Morgan was on his knees moaning, half out of it. I
bitch slapped him twice to wake him up to full alertness, and then
leaned in close to stare eye-to-eye with him. He had pretty blue eyes
and if hate could kill, his gaze would have incinerated me.
“Listen good, you anachronistic piece of crap,” I said,
“I could kill you and you know it, but I’m not going to; not now, not
ever. You know why?
He stared at me and said nothing so I slapped him again, this time hard
enough to leave a hand print on his face.
“I asked you a question, you pecker-wood loser. Do you
know why I won’t kill you?”
“No,” he hissed. Blood was cascading from his shattered
nose. “Why won’t you kill me?”
“Because, like my old Hwa Rang Do instructor used to
say, if I kill you, you won’t suffer anymore. So here’s the deal
instead; if you or any of your White bread monkeys ever bother me again
inside or out of this can, I––or one of my mother’s family who
specialize in this sort of thing––will find you and with a carefully
aimed blow to your seventh cervical vertebrae, leave you paralyzed for
life.” I smiled that evil smile my ex-wife used to hate when I was
playing pool with her.
“Think about it, Morgan, A nice long life lying in your
own waste with a catheter up your ever limp dick. Nothing to do but
think about what a total wash-up you are as a human being, and what a
waste of flesh your useless body is.”
I stepped away from him and let my words sink in. I
watched the virulent hate in the depth of his eyes slowly transform into
realization and then fear. He knew my reputation, but like most who had
not encountered me one-on-one, he’d thought it was exaggeration and brag
until that epiphany moment.
“And I swear on my father’s grave,” I continued, “I
will piss on your limp-ass body and laugh till I cry if you even try to
contract out a hit on me. This ends here, capish?”
His race hate flared up and I saw his eyes widen with
hope as Fatso from the door––who thought he was being slick––tried to
bushwhack me.
I snapped back a right fist and punched butterball in the throat just
hard enough to take the starch out of him. My eyes stayed locked with
Morgan’s.
The Aryan genius registered his friend dropping to the
floor and gasping for air.
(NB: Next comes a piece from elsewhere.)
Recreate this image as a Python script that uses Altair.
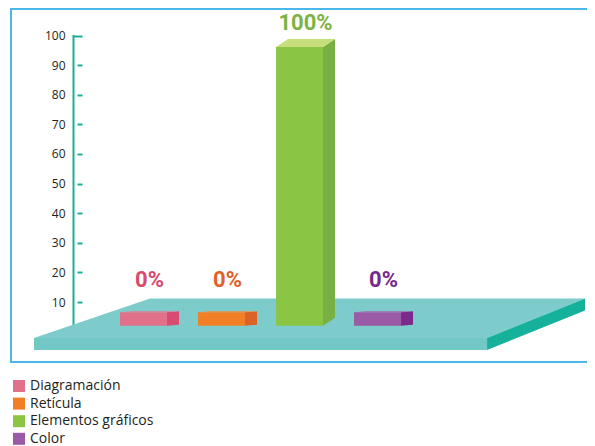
import altair as alt
import pandas as pd

# ---------------- data ----------------
categories = ["Diagramación", "Retícula", "Elementos gráficos", "Color"]
values = [0, 0, 100, 0]
axis_ticks = [10, 20, 30, 40, 50, 60, 70, 80, 90, 100]

# ---------------- style ----------------
front_colors = ["#e1718a", "#f27f26", "#8bc544", "#9b5aa5"]
side_colors = ["#d84c73", "#dc6327", "#78b043", "#7b2a8b"]
top_colors = ["#e57d95", "#f48c3c", "#c7de7d", "#a468ae"]
label_colors = ["#d94a6e", "#e06228", "#7cb342", "#76288a"]
TEAL = "#1aae96"
FLOOR_TOP, FLOOR_FRONT, FLOOR_SIDE = "#7dcccb", "#72c8c4", "#15b19b"
BORDER = "#4cb8ea"

W, H = 584, 353
XS = alt.Scale(domain=[-1.699, 5.788], nice=False, zero=False)
def ybar():
    return alt.Scale(domain=[0, 100], range=[316.7, 38], nice=False, zero=False)
def yaxis():
    return alt.Scale(domain=[2, 100], range=[316.7, 26.5], nice=False, zero=False)

HALF, DX, PX, MIN_T = 0.301, 0.154, 2.787, 4.8

# ---------------- derived tables ----------------
front, side, top, lab = [], [], [], []
for i, (c, v) in enumerate(zip(categories, values)):
    x1, x2 = i - HALF, i + HALF
    y1, y2 = 0.0, max(v, MIN_T)
    dy = (1 + 7 * v / 100) / PX
    front.append(dict(category=c, x1=x1, x2=x2, y1=y1, y2=y2))
    side.append(dict(category=c, col=side_colors[i], x=x2, lo=y1, hi=y2))
    side.append(dict(category=c, col=side_colors[i], x=x2 + DX, lo=y1 + dy, hi=y2 + dy))
    top.append(dict(category=c, col=top_colors[i], y=y2, xa=x1, xb=x2))
    top.append(dict(category=c, col=top_colors[i], y=y2 + dy, xa=x1 + DX, xb=x2 + DX))
    lab.append(dict(category=c, col=label_colors[i], x=i + DX / 2,
                    y=max(v + 6, 14), text=f"{v}%"))
front, side, top, lab = map(pd.DataFrame, (front, side, top, lab))

floor_top = pd.DataFrame(dict(y=[-4.41, 9.76], xa=[-1.404, 0.083], xb=[4.404, 5.66]))
floor_front = pd.DataFrame(dict(x1=[-1.404], x2=[4.404], y1=[-8.72], y2=[-4.41]))
floor_side = pd.DataFrame(dict(x=[4.404, 5.66], lo=[-8.72, 5.45], hi=[-4.41, 9.76]))
axis_df = pd.DataFrame(dict(v=[2, 100]))

# ---------------- layers ----------------
l_floor_top = alt.Chart(floor_top).mark_area(orient="horizontal", color=FLOOR_TOP).encode(
    y=alt.Y("y:Q", scale=ybar(), axis=None),
    x=alt.X("xa:Q", scale=XS, axis=None), x2="xb:Q")
l_floor_front = alt.Chart(floor_front).mark_rect(color=FLOOR_FRONT).encode(
    x=alt.X("x1:Q", scale=XS, axis=None), x2="x2:Q",
    y=alt.Y("y2:Q", scale=ybar(), axis=None), y2="y1:Q")
l_floor_side = alt.Chart(floor_side).mark_area(orient="vertical", color=FLOOR_SIDE).encode(
    x=alt.X("x:Q", scale=XS, axis=None),
    y=alt.Y("hi:Q", scale=ybar(), axis=None), y2="lo:Q")

l_side = alt.Chart(side).mark_area(orient="vertical").encode(
    x=alt.X("x:Q", scale=XS, axis=None),
    y=alt.Y("hi:Q", scale=ybar(), axis=None), y2="lo:Q",
    color=alt.Color("col:N", scale=None), detail="category:N")
l_top = alt.Chart(top).mark_area(orient="horizontal").encode(
    y=alt.Y("y:Q", scale=ybar(), axis=None),
    x=alt.X("xa:Q", scale=XS, axis=None), x2="xb:Q",
    color=alt.Color("col:N", scale=None), detail="category:N")
l_front = alt.Chart(front).mark_rect(opacity=1).encode(
    x=alt.X("x1:Q", scale=XS, axis=None), x2="x2:Q",
    y=alt.Y("y2:Q", scale=ybar(), axis=None), y2="y1:Q",
    color=alt.Color("category:N",
                    scale=alt.Scale(domain=categories, range=front_colors),
                    legend=alt.Legend(title=None, orient="none", legendX=1, legendY=370,
                                      direction="vertical", symbolType="square",
                                      symbolSize=144, symbolStrokeWidth=0, symbolOpacity=1,
                                      labelFontSize=14, labelFont="Open Sans",
                                      labelColor="#231f20", labelOffset=4,
                                      rowPadding=3.6, padding=0)))
l_lab = alt.Chart(lab).mark_text(font="Roboto", fontSize=22,
                                 fontWeight="bold", baseline="alphabetic",
                                 align="center").encode(
    x=alt.X("x:Q", scale=XS, axis=None),
    y=alt.Y("y:Q", scale=ybar(), axis=None),
    text="text:N", color=alt.Color("col:N", scale=None))

l_axis_left = alt.Chart(axis_df).mark_point(opacity=0).encode(
    y=alt.Y("v:Q", scale=yaxis(), title=None,
            axis=alt.Axis(orient="left", offset=-62, values=axis_ticks, domain=False,
                          ticks=False, tickSize=0, labelPadding=8, labelFontSize=12,
                          labelFont="Open Sans", labelColor="#231f20", grid=False)))
l_axis_right = alt.Chart(axis_df).mark_point(opacity=0).encode(
    y=alt.Y("v:Q", scale=yaxis(), title=None,
            axis=alt.Axis(orient="right", offset=-(W - 62), values=[2] + axis_ticks,
                          labels=False, domain=True, domainColor=TEAL, domainWidth=2,
                          domainCap="square", ticks=True, tickColor=TEAL, tickWidth=2,
                          tickSize=9, grid=False,
                          tickDash={"condition": {"test": "datum.value === 2 || datum.value === 100",
                                                  "value": [10, 0]},
                                    "value": [0, 4, 5, 10]})))

chart = alt.layer(
    l_floor_top, l_floor_front, l_floor_side,
    l_front, l_side, l_top, l_lab,
    l_axis_left, l_axis_right,
).resolve_scale(y="independent").resolve_axis(y="independent").properties(
    width=W, height=H,
    autosize=alt.AutoSizeParams(type="none"),
    padding={"left": 3, "top": 1, "right": -8, "bottom": 86},
).configure_view(stroke=BORDER, strokeWidth=2)

chart.save("out.html", embed_options={"renderer": "svg", "actions": False})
I saw the last vestige of defiance melt away
from him and his worldview reorient
“Capish?” I repeated.
“Capish,” Morgan whispered and I could hear in
his voice the thought that his surrendering to me was like barbed wire
in his guts.
Good!
I turned my back on him dismissively and stepped around
Fatso, who was still making choking noises on the ground.
I grabbed a bottle of liquid laundry detergent and poured it on the
linoleum floor of the room near the door.
“Gentlemen,” I said cheerfully and stepped out into the
corridor.
The guard, a shaved-headed Puerto Rican name Lan, was standing about
five yards down the hall trying to look disinterested in the laundry
room proceedings. His face lit up when he saw me but not with surprise;
it was joy.
“Some of the Aryan brothers had a little accident in
the laundry room. Slipped on some soap, I think.”
He nodded. “I kind of expected that to happen to them
putas.”
“Really?” I asked.
“Only reason I took those pricks’ money,” he said.
“Don’t suppose I get a refund from you then, huh?”
He shrugged. “Business is business,” he said
philosophically.
“Thought as much,” I didn’t look back as I walked back
toward my cell, even when I heard Lan exclaim,” My-my, guys; a little
clumsy, weren’t we?”
I resisted the urge to laugh maniacally, because Mama-san had always
said to be humble.
Right.
I laughed so hard I almost pissed myself.